How to train with other people
While your training buddy won’t necessarily be doing the same strokes as you, swimming with other people can be enjoyable and sociable and help you to achieve your goals. Simon Griffiths shares his tips for training with other people.
Swim training with other people inevitably requires compromise. You won’t find someone who has identical goals to you, swims at the same speed and has the same level of endurance. Your optimal training session will be unique to you. The intervals that are perfect for you will be too short or long for your training buddies. You may benefit from endurance training while your friends are preparing for sprint events. You might want to do drills while they smash out 5km.
But that doesn’t mean it’s better to train alone. I find swimming with other people is not only more enjoyable and sociable, it also feels easier. I swim faster for the same perceived effort. And that’s not just from drafting. It happens if I’m leading a lane too. I’m also much less likely to quit a difficult session if I’m doing it with others, and I’m more likely to turn up in the first place. I’d much rather swim a sub-optimal session with my friends than a perfect one on my own. In the long run, your swimming will benefit more from consistently doing less-than-perfect sessions with other people than doing sessions tailored for you on your own, especially if the latter depresses your motivation.
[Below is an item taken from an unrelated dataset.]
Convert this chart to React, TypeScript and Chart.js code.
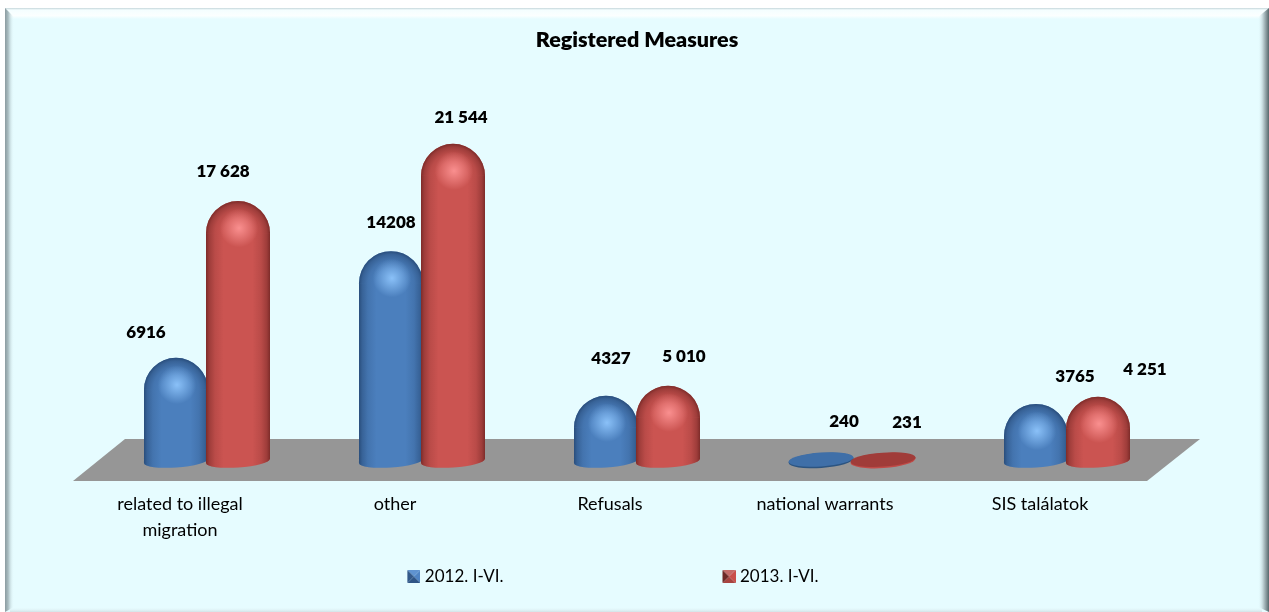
import React, { useEffect, useRef } from "react";
import { Chart, registerables } from "chart.js";

Chart.register(...registerables);

const categories = [["related to illegal", "migration"], "other", "Refusals", "national warrants", "SIS találatok"];
const series2012 = [6916, 14208, 4327, 240, 3765];
const series2013 = [17628, 21544, 5010, 231, 4251];
const labels2012 = ["6916", "14208", "4327", "240", "3765"];
const labels2013 = ["17 628", "21 544", "5 010", "231", "4 251"];
const seriesNames = ["2012. I-VI.", "2013. I-VI."];
const titleText = "Registered Measures";

// hand placed label offsets from each bar's top, as in the original
const labelShift2012 = [[-30, -25], [0, -29], [5, -37], [23, -34], [39, -27]];
const labelShift2013 = [[-15, -30], [8, -26], [16, -29], [24, -33], [47, -27]];

const FONT = "Lato, Carlito, 'Open Sans', sans-serif";
const W = 1269;
const H = 612;
const LEGEND_GAP = 215;

const palette = [
  { base: "#4b7fbd", glow: "rgba(145,200,255,", dark: "rgba(28,58,98,", disc: "#3f6fa8", discEdge: "#2c5480" },
  { base: "#cb5451", glow: "rgba(255,150,150,", dark: "rgba(95,28,26,", disc: "#a03c39", discEdge: "#c04a47" },
];

function legendIcon(i: number) {
  const off = 8;
  const c = document.createElement("canvas");
  c.width = 13 + off;
  c.height = 13;
  const g = c.getContext("2d")!;
  const colors = i === 0
    ? ["#5f93d0", "#4f84c4", "#2f5586", "#33598a"]
    : ["#c46a68", "#c9504c", "#a84340", "#6e2826"];
  const tri = (ax: number, ay: number, bx: number, by: number, col: string) => {
    g.fillStyle = col;
    g.beginPath();
    g.moveTo(off + ax, ay);
    g.lineTo(off + bx, by);
    g.lineTo(off + 6.5, 6.5);
    g.closePath();
    g.fill();
  };
  tri(0, 0, 13, 0, colors[0]);
  tri(13, 0, 13, 13, colors[1]);
  tri(13, 13, 0, 13, colors[2]);
  tri(0, 13, 0, 0, colors[3]);
  return c;
}

const framePlugin = {
  id: "frame",
  beforeDraw(chart: any) {
    const ctx = chart.ctx;
    const L = 5, T = 8, R = W, B = 612;
    ctx.save();
    ctx.fillStyle = "#ffffff";
    ctx.fillRect(0, 0, W, H);
    ctx.fillStyle = "#e6fcff";
    ctx.fillRect(L, T, R - L, B - T);
    let g = ctx.createLinearGradient(0, T, 0, T + 11);
    g.addColorStop(0, "#c5d6da");
    g.addColorStop(0.18, "#f4feff");
    g.addColorStop(0.7, "#fbffff");
    g.addColorStop(1, "#e6fcff");
    ctx.fillStyle = g;
    ctx.fillRect(L, T, R - L, 11);
    g = ctx.createLinearGradient(L, 0, L + 9, 0);
    g.addColorStop(0, "#8b9ba0");
    g.addColorStop(0.35, "#a9bcc0");
    g.addColorStop(1, "rgba(230,252,255,0)");
    ctx.fillStyle = g;
    ctx.beginPath();
    ctx.moveTo(L, T);
    ctx.lineTo(L + 9, T + 9);
    ctx.lineTo(L + 9, B - 5);
    ctx.lineTo(L, B);
    ctx.closePath();
    ctx.fill();
    g = ctx.createLinearGradient(R - 11, 0, R, 0);
    g.addColorStop(0, "rgba(230,252,255,0)");
    g.addColorStop(0.5, "#b7c9cd");
    g.addColorStop(1, "#58686c");
    ctx.fillStyle = g;
    ctx.beginPath();
    ctx.moveTo(R, T);
    ctx.lineTo(R - 11, T + 9);
    ctx.lineTo(R - 11, B - 5);
    ctx.lineTo(R, B);
    ctx.closePath();
    ctx.fill();
    g = ctx.createLinearGradient(0, B - 5, 0, B);
    g.addColorStop(0, "rgba(230,252,255,0)");
    g.addColorStop(1, "#d3e2e6");
    ctx.fillStyle = g;
    ctx.fillRect(L + 5, B - 5, R - L - 12, 5);
    ctx.restore();
  },
};

function drawDisc(ctx: any, el: any, i: number) {
  const p = palette[i];
  const cx = el.x;
  const cy = el.y + 4;
  ctx.save();
  ctx.fillStyle = p.discEdge;
  ctx.beginPath();
  ctx.ellipse(cx, cy + 1, el.width / 2 + 1.5, 7.5, -0.07, 0, Math.PI * 2);
  ctx.fill();
  ctx.fillStyle = p.disc;
  ctx.beginPath();
  ctx.ellipse(cx, cy, el.width / 2 + 1.5, 7, -0.07, 0, Math.PI * 2);
  ctx.fill();
  ctx.restore();
}

function addShade(g: any, p: any, stops: number[][]) {
  stops.forEach(([o, a]) => g.addColorStop(o, p.dark + a + ")"));
}

function drawCapsule(ctx: any, el: any, i: number) {
  const p = palette[i];
  const r = el.width / 2 + 1;
  const cx = el.x;
  const top = el.y;
  const domeY = top + r;
  const yb = el.base - 6;
  ctx.save();
  ctx.beginPath();
  ctx.moveTo(cx - r, yb + 2);
  ctx.lineTo(cx - r, domeY);
  ctx.arc(cx, domeY, r, Math.PI, 0, false);
  ctx.lineTo(cx + r, yb - 2);
  ctx.ellipse(cx, yb, r, 6.5, -0.07, 0, Math.PI, false);
  ctx.closePath();
  ctx.clip();

  ctx.fillStyle = p.base;
  ctx.fillRect(cx - r - 1, top - 1, 2 * r + 2, el.base - top + 3);

  // the same shading profile across the shaft and around the dome, so they join without a seam
  const profile = [[0.45, 0], [0.72, 0.16], [0.9, 0.42], [1, 0.72]];
  const ring = ctx.createRadialGradient(cx, domeY, 0, cx, domeY, r);
  addShade(ring, p, profile);
  ctx.fillStyle = ring;
  ctx.fillRect(cx - r - 1, top - 1, 2 * r + 2, r + 1);

  const shaft = ctx.createLinearGradient(cx - r, 0, cx + r, 0);
  addShade(shaft, p, [...profile.map(([o, a]) => [(1 - o) / 2, a]).reverse(), ...profile.map(([o, a]) => [(1 + o) / 2, a])]);
  ctx.fillStyle = shaft;
  ctx.fillRect(cx - r - 1, domeY, 2 * r + 2, el.base - domeY + 3);

  const glow = ctx.createRadialGradient(cx + 1, domeY - 5, 0, cx + 1, domeY - 5, r * 0.6);
  glow.addColorStop(0, p.glow + "0.9)");
  glow.addColorStop(0.5, p.glow + "0.45)");
  glow.addColorStop(1, p.glow + "0)");
  ctx.fillStyle = glow;
  ctx.fillRect(cx - r, top, 2 * r, 2 * r);
  ctx.restore();
}

const capsulePlugin = {
  id: "capsules",
  beforeDatasetsDraw(chart: any) {
    const ctx = chart.ctx;
    const x = chart.chartArea;
    const zero = chart.scales.y.getPixelForValue(0);
    ctx.save();
    ctx.fillStyle = "#969696";
    ctx.beginPath();
    ctx.moveTo(x.left + 25.5, zero - 20);
    ctx.lineTo(x.right + 25.5, zero - 20);
    ctx.lineTo(x.right - 27.5, zero + 22);
    ctx.lineTo(x.left - 26.5, zero + 22);
    ctx.closePath();
    ctx.fill();
    ctx.restore();
  },
  beforeDatasetDraw() {
    return false;
  },
  afterDatasetsDraw(chart: any) {
    const ctx = chart.ctx;
    [0, 1].forEach((d) => {
      chart.getDatasetMeta(d).data.forEach((el: any) => {
        if (el.base - el.y < 32) drawDisc(ctx, el, d);
        else drawCapsule(ctx, el, d);
      });
    });
    const texts = [labels2012, labels2013];
    const shifts = [labelShift2012, labelShift2013];
    ctx.save();
    ctx.fillStyle = "#000000";
    ctx.font = `800 17px ${FONT}`;
    ctx.textAlign = "center";
    ctx.textBaseline = "middle";
    [0, 1].forEach((d) => {
      chart.getDatasetMeta(d).data.forEach((el: any, i: number) => {
        ctx.fillText(texts[d][i], el.x + shifts[d][i][0], el.y + shifts[d][i][1]);
      });
    });
    ctx.restore();
  },
};

const layoutPlugin = {
  id: "legendLayout",
  beforeLayout(chart: any) {
    const l = chart.legend;
    if (l && !l.__patched) {
      const fit = l.fit.bind(l);
      l.fit = () => {
        fit();
        l.height = 40;
      };
      l.__patched = true;
    }
  },
  afterLayout(chart: any) {
    const l = chart.legend;
    l.top = 577 - LEGEND_GAP - 9;
    l.left -= 26;
    l.right -= 26;
  },
};

export default function App() {
  const ref = useRef<HTMLCanvasElement>(null);
  useEffect(() => {
    const chart = new Chart(ref.current!, {
      type: "bar",
      data: {
        labels: categories as any,
        datasets: [
          { label: seriesNames[0], data: series2012, backgroundColor: palette[0].base, base: -547 } as any,
          { label: seriesNames[1], data: series2013, backgroundColor: palette[1].base, base: -547 } as any,
        ],
      },
      plugins: [framePlugin, capsulePlugin, layoutPlugin],
      options: {
        responsive: false,
        animation: false,
        events: [],
        layout: { padding: { left: 99.5, right: 94.5, top: 0, bottom: 0 } },
        datasets: { bar: { barPercentage: 1, categoryPercentage: 0.577 } },
        plugins: {
          tooltip: { enabled: false },
          title: {
            display: true,
            text: titleText,
            color: "#000000",
            font: { family: FONT, size: 21.5, weight: 800, lineHeight: 1.2 },
            padding: { top: 27, bottom: 40.45 },
          },
          legend: {
            display: true,
            position: "bottom",
            labels: {
              color: "#000000",
              font: { family: FONT, size: 17 },
              padding: LEGEND_GAP,
              boxWidth: 13,
              boxHeight: 13,
              usePointStyle: true,
              generateLabels: () =>
                seriesNames.map((text, i) => ({
                  text,
                  datasetIndex: i,
                  pointStyle: legendIcon(i),
                  fontColor: "#000000",
                  lineWidth: 0,
                })),
            },
          },
        },
        scales: {
          x: {
            grid: { display: false },
            border: { display: false },
            afterFit(scale: any) {
              scale.height = 105;
            },
            ticks: {
              color: "#000000",
              font: { family: FONT, size: 18, lineHeight: 1.44 },
              padding: 16,
              labelOffset: -27,
              maxRotation: 0,
              autoSkip: false,
            },
          },
          y: { display: false, min: -547, max: 25000 },
        },
      } as any,
    });
    return () => chart.destroy();
  }, []);
  return (
    <canvas
      ref={ref}
      width={W}
      height={H}
      style={{ position: "absolute", left: 0, top: 0, display: "block", width: W, height: H }}
    />
  );
}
The most usual way to swim with others is through a club. Alternatively, you might arrange to meet fellow swimmers in a public session. I’ve also been known to strike up conversation with strangers in the pool and agreed to do a training session with them. Whichever option you choose, you need to be flexible about the swimming you do and tune into what the people around you want. Other suggestions are as follows:
- Understand and follow the rules, explicit or implied. For example, if you’re sharing a lane, it’s common to leave a five second gap, or sometimes 10, between you and the swimmer in front. It can annoy other swimmers if you don’t stick to that.
- Unless you’re doing an exercise to practise drafting, avoid closing the gap between you and the swimmer in front. Especially, don’t get so close that you touch their feet or risk a collision at a turn. If you want to swim faster, ask if you can move up at a convenient break or leave a bigger gap at the start.
- Try to follow the session as planned or agreed: do the same strokes and same intervals as the other people in your lane. If you can’t (for example, some people avoid swimming butterfly) do something that doesn’t impact the other swimmers’ training.
- Support and encourage the people you’re swimming with.
- Talk to your fellow swimmers and get to know their swimming strengths and weaknesses. Use your knowledge to gauge when you should move to the front of the lane or drop back.
- While it’s often best to stick at a pace you know is sustainable for you, it’s sometimes good to try to keep up with faster swimmers. You may surprise yourself. Give it a go occasionally.
- Race against swimmers in the adjacent lanes. This works best when you are of similar abilities. If not, you can try swimming with fins if you’re the slower swimmer, asking them to give you a head start or doing different strokes – eg, the faster swimmer does backstroke while the slower one tries to beat them on front crawl.
That said, there are times and occasions when you can benefit from swimming alone – or you may prefer to. If you’re training for an ultra-distance swim, such as the English Channel, you may sometimes find it beneficial to plod away alone, helping also to build the mental resilience you need for long-distance swimming. But there’s a reason Channel swimmers head to Dover and train together. It’s many times easier when you have people around you and you learn from other swimmers.